Это было волшебно. Это была потрясающая, немыслимая, восхитительная, совершенно непредставимая раньше свобода! Пусть я был велик, пусть был жутко похож на огромную и чрезмерно длинную змею (червяка), но при этом передний конец этой змеи (червяка!) летел туда, куда стремилась мои душа и разум!! Летел!
Наяву, а не во сне!
— Алена, включи вентиляцию на пятерку, — зачем-то попросила странное пришедшая в себя Нина Валерьевна, — Что-то Витя увлекся.

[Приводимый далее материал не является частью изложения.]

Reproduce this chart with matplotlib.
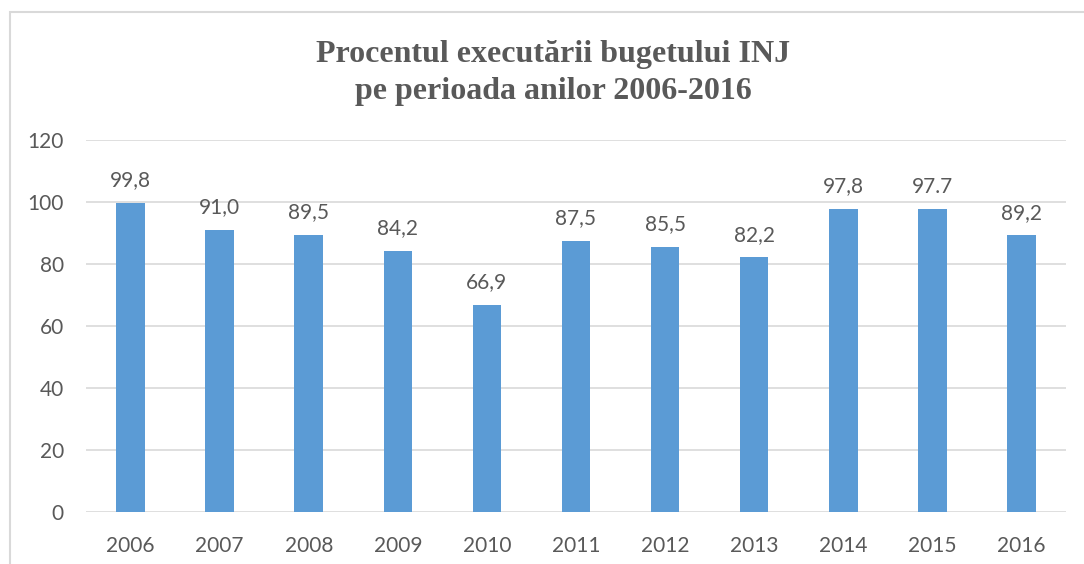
import matplotlib
matplotlib.use("Agg")
import matplotlib.pyplot as plt
from matplotlib.patches import Rectangle

years = ["2006", "2007", "2008", "2009", "2010", "2011", "2012", "2013", "2014", "2015", "2016"]
values = [99.8, 91.0, 89.5, 84.2, 66.9, 87.5, 85.5, 82.2, 97.8, 97.7, 89.2]
labels = ["99,8", "91,0", "89,5", "84,2", "66,9", "87,5", "85,5", "82,2", "97,8", "97.7", "89,2"]
yticks = [0, 20, 40, 60, 80, 100, 120]

W, H = 1084, 564
fig = plt.figure(figsize=(W / 100, H / 100), dpi=100)
fig.patch.set_facecolor("white")

# outer chart frame
fig.patches.append(Rectangle((10 / W, -0.05), 1.1, (H - 12) / H + 0.05, transform=fig.transFigure,
                             fill=False, edgecolor="#D9D9D9", linewidth=1.5))

ax = fig.add_axes([86 / W, (H - 512) / H, (1066 - 86) / W, (512 - 140) / H])
x = list(range(len(years)))
ax.bar(x, values, width=0.32, color="#5B9BD5", zorder=3)
ax.set_xlim(-0.5, len(years) - 0.5)
ax.set_ylim(0, 120)
ax.set_yticks(yticks)
ax.set_xticks(x)
ax.set_xticklabels(years)
ax.yaxis.grid(True, color="#D9D9D9", linewidth=1.2, zorder=0)
for s in ax.spines.values():
    s.set_visible(False)
ax.tick_params(length=0, colors="#595959", labelsize=15)
ax.tick_params(axis="y", pad=16)
ax.tick_params(axis="x", pad=17)
for lab in ax.get_xticklabels() + ax.get_yticklabels():
    lab.set_fontfamily("Lato")

for xi, v, t in zip(x, values, labels):
    ax.annotate(t, (xi, v), xytext=(0, 9), textcoords="offset points", ha="center", va="bottom",
                fontsize=15, color="#595959", family="Lato")

fig.text(553 / W, 1 - 73 / H, "Procentul executării bugetului INJ\npe perioada anilor 2006-2016",
         ha="center", va="center", fontsize=23, fontweight="bold", color="#595959",
         family="Liberation Serif", linespacing=1.4)

fig.savefig("out.png", dpi=100)
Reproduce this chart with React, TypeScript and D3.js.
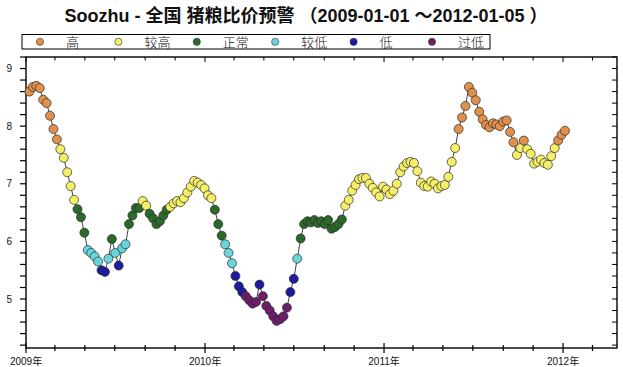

И мне тут же стало грустно. Плохо быть длинным червяком из дыма, которого пытаются выдуть из помещения. Далеко не так плохо, как раньше, когда приходилось тужиться всем мозгом, стараясь не всосаться в вытяжку, но достаточно, чтобы любые мечты о полете Великого Белого Глиста под синим небом Стакомска потускнели и потрескались. По крайней мере пока.
Пришлось скукоживаться обратно, утешая себя мыслями, что у меня есть свои апартаменты, с закрытыми объёмами и Палатенцом. Там и налетаюсь!
— Ну вот, Витя, с этим тебе теперь и работать, — вновь улыбнулась мне куратор, — Теперь это полностью стабилизированная способность. Контроль ты уже показал неплохой, но я верю, что ты сможешь овладеть ей куда лучше. А теперь собирайся домой, тебе завтра на учебу. Мы пока будем продолжать вести подготовку для тестирования твоего тумана. Кое-что вроде намечается.
Уходя, я не заметил, как Нина Вальерьевна, проведя рукой по плиткам стены, впритирку к которой я носился, подняла брови, рассматривая свои пальцы, слегка тронутые влагой. И как потом она неслась в лабораторию, крепко сжав кулак, тоже не видел.